### Provided information

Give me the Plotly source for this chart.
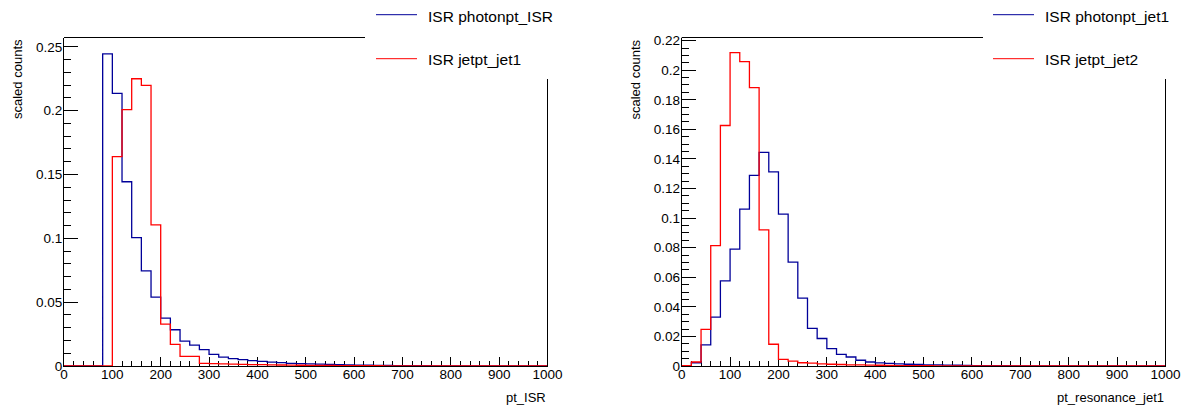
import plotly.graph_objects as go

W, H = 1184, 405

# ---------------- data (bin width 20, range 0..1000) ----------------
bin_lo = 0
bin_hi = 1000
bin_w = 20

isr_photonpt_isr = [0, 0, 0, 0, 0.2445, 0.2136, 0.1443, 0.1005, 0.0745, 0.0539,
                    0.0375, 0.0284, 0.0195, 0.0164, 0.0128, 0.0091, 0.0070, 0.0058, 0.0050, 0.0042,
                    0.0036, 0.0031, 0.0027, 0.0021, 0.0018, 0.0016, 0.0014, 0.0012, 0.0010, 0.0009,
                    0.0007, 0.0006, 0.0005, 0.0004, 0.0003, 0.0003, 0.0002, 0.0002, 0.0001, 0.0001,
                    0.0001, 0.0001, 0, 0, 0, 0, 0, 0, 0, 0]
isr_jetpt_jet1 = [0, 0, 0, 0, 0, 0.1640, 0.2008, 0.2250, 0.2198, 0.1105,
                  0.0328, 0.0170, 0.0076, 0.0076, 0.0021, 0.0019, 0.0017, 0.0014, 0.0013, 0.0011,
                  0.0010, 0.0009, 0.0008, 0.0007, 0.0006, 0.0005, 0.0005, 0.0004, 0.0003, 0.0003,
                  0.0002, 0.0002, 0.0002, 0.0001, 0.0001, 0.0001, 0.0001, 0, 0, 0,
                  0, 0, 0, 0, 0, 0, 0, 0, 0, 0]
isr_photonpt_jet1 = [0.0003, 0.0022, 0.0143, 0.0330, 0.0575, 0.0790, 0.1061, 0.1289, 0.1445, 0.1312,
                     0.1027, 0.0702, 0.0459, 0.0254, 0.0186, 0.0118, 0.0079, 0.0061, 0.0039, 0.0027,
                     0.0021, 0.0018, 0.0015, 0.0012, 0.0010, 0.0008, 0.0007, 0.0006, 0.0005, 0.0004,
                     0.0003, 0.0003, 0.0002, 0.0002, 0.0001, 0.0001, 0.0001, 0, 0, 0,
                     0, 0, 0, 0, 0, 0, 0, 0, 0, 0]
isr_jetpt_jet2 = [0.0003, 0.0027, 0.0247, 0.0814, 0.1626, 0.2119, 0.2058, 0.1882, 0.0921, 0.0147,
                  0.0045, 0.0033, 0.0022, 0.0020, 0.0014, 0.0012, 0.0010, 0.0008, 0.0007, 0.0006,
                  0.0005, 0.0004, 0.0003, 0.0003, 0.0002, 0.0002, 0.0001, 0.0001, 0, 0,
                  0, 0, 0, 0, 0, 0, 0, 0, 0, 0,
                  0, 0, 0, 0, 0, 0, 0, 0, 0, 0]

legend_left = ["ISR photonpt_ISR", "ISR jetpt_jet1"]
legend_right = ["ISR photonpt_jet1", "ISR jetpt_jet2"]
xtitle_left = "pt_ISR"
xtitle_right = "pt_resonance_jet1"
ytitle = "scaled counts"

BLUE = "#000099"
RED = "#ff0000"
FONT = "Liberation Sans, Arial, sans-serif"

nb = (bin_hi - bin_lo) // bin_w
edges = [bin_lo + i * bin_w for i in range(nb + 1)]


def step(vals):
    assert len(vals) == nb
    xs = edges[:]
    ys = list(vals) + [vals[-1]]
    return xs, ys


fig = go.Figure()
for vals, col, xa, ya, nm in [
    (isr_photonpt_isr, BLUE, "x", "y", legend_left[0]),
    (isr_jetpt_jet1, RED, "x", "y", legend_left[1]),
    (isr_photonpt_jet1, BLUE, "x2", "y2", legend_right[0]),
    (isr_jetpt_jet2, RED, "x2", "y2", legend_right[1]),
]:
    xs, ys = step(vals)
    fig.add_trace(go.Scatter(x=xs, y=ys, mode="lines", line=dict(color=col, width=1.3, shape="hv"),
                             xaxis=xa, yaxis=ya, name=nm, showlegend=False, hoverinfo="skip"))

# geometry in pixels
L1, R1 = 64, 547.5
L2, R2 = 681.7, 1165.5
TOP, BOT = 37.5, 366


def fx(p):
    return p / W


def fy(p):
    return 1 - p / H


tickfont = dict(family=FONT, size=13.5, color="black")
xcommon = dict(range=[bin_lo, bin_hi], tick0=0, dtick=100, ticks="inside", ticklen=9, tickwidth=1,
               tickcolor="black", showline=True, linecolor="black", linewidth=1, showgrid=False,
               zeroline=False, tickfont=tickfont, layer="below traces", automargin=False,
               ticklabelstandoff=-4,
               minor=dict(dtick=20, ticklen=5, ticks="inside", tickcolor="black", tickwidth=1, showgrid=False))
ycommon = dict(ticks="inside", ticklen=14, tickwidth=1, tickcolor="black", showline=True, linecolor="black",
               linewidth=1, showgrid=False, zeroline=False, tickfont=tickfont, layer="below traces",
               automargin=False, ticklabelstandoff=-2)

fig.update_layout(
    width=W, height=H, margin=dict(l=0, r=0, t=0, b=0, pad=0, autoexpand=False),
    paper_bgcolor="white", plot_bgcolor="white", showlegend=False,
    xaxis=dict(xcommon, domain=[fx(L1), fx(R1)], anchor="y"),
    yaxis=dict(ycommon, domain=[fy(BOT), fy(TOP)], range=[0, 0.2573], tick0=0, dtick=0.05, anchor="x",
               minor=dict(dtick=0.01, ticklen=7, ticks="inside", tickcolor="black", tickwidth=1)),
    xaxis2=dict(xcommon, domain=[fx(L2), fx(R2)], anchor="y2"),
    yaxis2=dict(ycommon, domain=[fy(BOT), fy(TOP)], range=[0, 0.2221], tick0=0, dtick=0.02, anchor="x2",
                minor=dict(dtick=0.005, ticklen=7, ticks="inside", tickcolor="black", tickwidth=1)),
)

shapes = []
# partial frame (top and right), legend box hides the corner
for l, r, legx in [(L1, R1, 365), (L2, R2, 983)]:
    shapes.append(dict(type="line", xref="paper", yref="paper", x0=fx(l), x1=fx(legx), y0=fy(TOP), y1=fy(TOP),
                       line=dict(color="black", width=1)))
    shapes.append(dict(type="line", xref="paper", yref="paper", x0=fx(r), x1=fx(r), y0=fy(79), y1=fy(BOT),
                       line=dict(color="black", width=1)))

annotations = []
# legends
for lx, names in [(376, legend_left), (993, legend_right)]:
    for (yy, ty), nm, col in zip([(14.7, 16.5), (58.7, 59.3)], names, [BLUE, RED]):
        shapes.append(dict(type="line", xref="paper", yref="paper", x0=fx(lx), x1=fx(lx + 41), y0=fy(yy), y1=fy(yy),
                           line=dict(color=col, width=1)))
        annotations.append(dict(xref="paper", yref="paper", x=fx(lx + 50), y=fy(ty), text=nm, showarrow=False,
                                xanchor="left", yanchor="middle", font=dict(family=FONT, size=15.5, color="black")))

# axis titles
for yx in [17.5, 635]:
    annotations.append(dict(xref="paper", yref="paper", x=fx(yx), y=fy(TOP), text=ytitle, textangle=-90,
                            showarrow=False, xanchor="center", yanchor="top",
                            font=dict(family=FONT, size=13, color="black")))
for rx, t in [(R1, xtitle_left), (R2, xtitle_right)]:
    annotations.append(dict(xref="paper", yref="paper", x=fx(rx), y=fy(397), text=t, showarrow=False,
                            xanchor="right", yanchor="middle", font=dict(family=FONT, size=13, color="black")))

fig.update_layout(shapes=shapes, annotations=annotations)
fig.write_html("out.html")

######
### Provided information

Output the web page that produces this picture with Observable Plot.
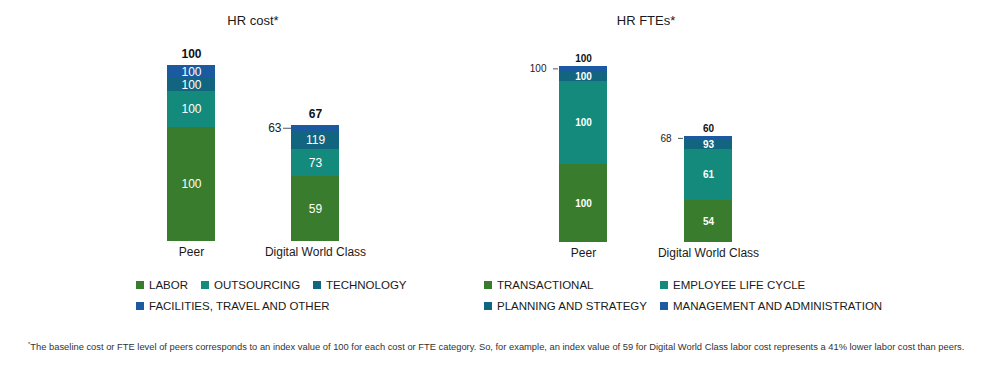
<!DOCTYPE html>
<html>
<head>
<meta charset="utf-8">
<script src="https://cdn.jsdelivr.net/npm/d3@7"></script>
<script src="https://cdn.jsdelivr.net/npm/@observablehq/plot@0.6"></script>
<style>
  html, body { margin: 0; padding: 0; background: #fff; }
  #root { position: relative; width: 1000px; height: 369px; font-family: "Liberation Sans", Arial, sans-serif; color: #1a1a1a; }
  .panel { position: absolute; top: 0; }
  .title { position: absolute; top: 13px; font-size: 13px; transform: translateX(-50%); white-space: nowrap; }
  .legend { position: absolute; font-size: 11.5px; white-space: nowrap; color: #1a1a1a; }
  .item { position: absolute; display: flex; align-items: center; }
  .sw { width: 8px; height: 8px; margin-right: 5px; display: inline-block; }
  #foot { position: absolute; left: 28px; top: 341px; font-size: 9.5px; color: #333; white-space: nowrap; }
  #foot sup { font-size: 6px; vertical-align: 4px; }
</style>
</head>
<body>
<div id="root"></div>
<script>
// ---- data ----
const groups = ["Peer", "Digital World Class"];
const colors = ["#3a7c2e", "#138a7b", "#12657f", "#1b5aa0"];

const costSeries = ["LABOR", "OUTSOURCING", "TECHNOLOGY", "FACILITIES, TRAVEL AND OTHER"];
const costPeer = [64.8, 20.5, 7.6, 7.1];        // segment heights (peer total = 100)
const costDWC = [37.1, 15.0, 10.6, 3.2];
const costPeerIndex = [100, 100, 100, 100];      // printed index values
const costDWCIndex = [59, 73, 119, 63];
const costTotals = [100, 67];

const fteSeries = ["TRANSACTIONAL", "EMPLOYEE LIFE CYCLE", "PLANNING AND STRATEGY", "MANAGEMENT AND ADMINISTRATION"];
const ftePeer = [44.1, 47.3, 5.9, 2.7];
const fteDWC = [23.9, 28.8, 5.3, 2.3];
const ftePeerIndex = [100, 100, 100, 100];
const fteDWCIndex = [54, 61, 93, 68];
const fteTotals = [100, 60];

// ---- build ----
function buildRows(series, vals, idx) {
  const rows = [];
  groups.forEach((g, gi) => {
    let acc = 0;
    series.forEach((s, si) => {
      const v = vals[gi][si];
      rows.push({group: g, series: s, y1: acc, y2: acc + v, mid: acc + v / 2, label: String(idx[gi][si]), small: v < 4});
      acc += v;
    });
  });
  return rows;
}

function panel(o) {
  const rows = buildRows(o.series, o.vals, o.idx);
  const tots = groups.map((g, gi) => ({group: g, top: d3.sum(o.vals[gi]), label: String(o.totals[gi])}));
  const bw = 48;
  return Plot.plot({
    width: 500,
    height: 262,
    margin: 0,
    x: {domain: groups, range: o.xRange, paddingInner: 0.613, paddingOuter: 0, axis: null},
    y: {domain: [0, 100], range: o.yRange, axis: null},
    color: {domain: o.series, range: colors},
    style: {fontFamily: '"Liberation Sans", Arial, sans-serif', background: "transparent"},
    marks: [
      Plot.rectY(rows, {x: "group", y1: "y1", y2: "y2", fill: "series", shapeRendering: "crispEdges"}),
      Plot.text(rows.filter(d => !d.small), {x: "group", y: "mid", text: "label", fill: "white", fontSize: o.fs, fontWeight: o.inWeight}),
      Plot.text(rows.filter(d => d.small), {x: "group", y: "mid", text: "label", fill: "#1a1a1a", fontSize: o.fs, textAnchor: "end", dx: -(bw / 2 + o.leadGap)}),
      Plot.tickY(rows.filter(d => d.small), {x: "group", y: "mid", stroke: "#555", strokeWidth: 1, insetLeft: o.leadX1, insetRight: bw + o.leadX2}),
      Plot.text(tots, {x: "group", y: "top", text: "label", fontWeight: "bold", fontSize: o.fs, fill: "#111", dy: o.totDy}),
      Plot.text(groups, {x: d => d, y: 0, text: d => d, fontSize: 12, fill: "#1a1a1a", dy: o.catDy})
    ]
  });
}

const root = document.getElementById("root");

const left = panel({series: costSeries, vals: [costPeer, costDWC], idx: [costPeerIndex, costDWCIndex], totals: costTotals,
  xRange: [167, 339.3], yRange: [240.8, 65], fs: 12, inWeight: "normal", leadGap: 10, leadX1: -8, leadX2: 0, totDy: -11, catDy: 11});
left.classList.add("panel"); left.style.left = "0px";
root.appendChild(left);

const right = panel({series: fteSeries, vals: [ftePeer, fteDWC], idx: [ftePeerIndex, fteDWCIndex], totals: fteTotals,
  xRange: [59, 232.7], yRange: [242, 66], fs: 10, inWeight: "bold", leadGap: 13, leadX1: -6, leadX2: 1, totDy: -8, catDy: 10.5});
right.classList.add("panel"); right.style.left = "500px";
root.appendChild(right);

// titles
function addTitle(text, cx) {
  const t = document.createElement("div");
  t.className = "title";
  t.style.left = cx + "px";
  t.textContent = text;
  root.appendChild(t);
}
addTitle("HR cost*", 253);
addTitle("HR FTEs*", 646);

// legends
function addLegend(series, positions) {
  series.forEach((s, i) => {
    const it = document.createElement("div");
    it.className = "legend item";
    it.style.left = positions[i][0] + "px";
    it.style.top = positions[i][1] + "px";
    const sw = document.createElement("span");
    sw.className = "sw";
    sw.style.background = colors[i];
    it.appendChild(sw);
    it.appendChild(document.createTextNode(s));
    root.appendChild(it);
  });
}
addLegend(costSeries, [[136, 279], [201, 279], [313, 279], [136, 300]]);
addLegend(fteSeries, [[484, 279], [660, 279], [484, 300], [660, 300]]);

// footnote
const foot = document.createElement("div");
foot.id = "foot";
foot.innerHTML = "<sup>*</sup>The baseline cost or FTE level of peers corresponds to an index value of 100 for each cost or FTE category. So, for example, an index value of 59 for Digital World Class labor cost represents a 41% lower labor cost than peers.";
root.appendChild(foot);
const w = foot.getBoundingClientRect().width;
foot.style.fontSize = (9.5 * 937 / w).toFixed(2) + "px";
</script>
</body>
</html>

######
### Provided information

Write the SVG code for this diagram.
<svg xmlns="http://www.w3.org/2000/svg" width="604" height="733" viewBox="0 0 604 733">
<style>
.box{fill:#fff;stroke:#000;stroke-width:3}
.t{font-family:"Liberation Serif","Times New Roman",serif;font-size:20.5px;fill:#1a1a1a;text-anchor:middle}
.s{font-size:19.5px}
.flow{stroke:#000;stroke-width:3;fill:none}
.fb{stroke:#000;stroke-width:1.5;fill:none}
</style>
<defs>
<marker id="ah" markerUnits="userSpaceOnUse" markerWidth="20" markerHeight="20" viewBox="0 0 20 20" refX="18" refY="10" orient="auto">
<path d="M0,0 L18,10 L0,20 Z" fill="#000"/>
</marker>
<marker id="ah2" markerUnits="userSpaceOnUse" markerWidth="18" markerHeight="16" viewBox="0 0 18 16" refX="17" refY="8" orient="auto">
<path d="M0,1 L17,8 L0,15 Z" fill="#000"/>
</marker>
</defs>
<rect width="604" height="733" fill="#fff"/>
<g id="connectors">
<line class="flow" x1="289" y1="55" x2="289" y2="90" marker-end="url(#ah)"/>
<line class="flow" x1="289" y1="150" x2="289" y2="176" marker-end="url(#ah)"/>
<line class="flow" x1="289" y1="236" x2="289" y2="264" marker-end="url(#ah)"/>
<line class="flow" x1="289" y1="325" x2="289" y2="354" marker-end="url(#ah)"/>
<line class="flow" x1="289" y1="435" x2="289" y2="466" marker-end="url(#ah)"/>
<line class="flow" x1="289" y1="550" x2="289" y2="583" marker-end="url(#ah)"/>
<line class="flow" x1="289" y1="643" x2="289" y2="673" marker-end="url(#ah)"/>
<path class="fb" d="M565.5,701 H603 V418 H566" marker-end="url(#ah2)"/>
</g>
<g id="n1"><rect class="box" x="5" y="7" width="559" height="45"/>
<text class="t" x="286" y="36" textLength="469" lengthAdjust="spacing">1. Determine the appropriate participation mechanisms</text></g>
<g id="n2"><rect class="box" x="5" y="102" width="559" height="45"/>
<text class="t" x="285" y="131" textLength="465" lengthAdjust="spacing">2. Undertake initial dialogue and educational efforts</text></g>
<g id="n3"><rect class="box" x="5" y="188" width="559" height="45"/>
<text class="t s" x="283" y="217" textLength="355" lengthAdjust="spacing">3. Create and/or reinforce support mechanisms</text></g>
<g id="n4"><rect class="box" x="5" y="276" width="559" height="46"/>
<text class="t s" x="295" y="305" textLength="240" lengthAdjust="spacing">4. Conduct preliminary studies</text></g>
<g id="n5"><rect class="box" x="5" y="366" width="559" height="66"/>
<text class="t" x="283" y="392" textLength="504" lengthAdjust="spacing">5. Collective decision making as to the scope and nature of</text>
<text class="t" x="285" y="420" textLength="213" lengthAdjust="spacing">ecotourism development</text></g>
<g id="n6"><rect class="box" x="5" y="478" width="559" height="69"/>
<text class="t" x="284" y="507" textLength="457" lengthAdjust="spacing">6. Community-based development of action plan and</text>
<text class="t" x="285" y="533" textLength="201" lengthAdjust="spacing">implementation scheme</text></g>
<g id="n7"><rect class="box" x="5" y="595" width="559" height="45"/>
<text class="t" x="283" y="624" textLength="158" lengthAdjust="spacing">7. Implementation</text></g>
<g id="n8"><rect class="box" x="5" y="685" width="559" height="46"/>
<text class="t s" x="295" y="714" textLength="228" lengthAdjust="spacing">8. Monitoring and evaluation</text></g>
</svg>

######

Work required: Leave out every picture, then retype exactly the lines from the one containing "Give me the Plotly source for this chart." through the one containing "edges = [bin_lo".

Expected answer:
Give me the Plotly source for this chart.
import plotly.graph_objects as go

W, H = 1184, 405

# ---------------- data (bin width 20, range 0..1000) ----------------
bin_lo = 0
bin_hi = 1000
bin_w = 20

isr_photonpt_isr = [0, 0, 0, 0, 0.2445, 0.2136, 0.1443, 0.1005, 0.0745, 0.0539,
                    0.0375, 0.0284, 0.0195, 0.0164, 0.0128, 0.0091, 0.0070, 0.0058, 0.0050, 0.0042,
                    0.0036, 0.0031, 0.0027, 0.0021, 0.0018, 0.0016, 0.0014, 0.0012, 0.0010, 0.0009,
                    0.0007, 0.0006, 0.0005, 0.0004, 0.0003, 0.0003, 0.0002, 0.0002, 0.0001, 0.0001,
                    0.0001, 0.0001, 0, 0, 0, 0, 0, 0, 0, 0]
isr_jetpt_jet1 = [0, 0, 0, 0, 0, 0.1640, 0.2008, 0.2250, 0.2198, 0.1105,
                  0.0328, 0.0170, 0.0076, 0.0076, 0.0021, 0.0019, 0.0017, 0.0014, 0.0013, 0.0011,
                  0.0010, 0.0009, 0.0008, 0.0007, 0.0006, 0.0005, 0.0005, 0.0004, 0.0003, 0.0003,
                  0.0002, 0.0002, 0.0002, 0.0001, 0.0001, 0.0001, 0.0001, 0, 0, 0,
                  0, 0, 0, 0, 0, 0, 0, 0, 0, 0]
isr_photonpt_jet1 = [0.0003, 0.0022, 0.0143, 0.0330, 0.0575, 0.0790, 0.1061, 0.1289, 0.1445, 0.1312,
                     0.1027, 0.0702, 0.0459, 0.0254, 0.0186, 0.0118, 0.0079, 0.0061, 0.0039, 0.0027,
                     0.0021, 0.0018, 0.0015, 0.0012, 0.0010, 0.0008, 0.0007, 0.0006, 0.0005, 0.0004,
                     0.0003, 0.0003, 0.0002, 0.0002, 0.0001, 0.0001, 0.0001, 0, 0, 0,
                     0, 0, 0, 0, 0, 0, 0, 0, 0, 0]
isr_jetpt_jet2 = [0.0003, 0.0027, 0.0247, 0.0814, 0.1626, 0.2119, 0.2058, 0.1882, 0.0921, 0.0147,
                  0.0045, 0.0033, 0.0022, 0.0020, 0.0014, 0.0012, 0.0010, 0.0008, 0.0007, 0.0006,
                  0.0005, 0.0004, 0.0003, 0.0003, 0.0002, 0.0002, 0.0001, 0.0001, 0, 0,
                  0, 0, 0, 0, 0, 0, 0, 0, 0, 0,
                  0, 0, 0, 0, 0, 0, 0, 0, 0, 0]

legend_left = ["ISR photonpt_ISR", "ISR jetpt_jet1"]
legend_right = ["ISR photonpt_jet1", "ISR jetpt_jet2"]
xtitle_left = "pt_ISR"
xtitle_right = "pt_resonance_jet1"
ytitle = "scaled counts"

BLUE = "#000099"
RED = "#ff0000"
FONT = "Liberation Sans, Arial, sans-serif"

nb = (bin_hi - bin_lo) // bin_w
edges = [bin_lo + i * bin_w for i in range(nb + 1)]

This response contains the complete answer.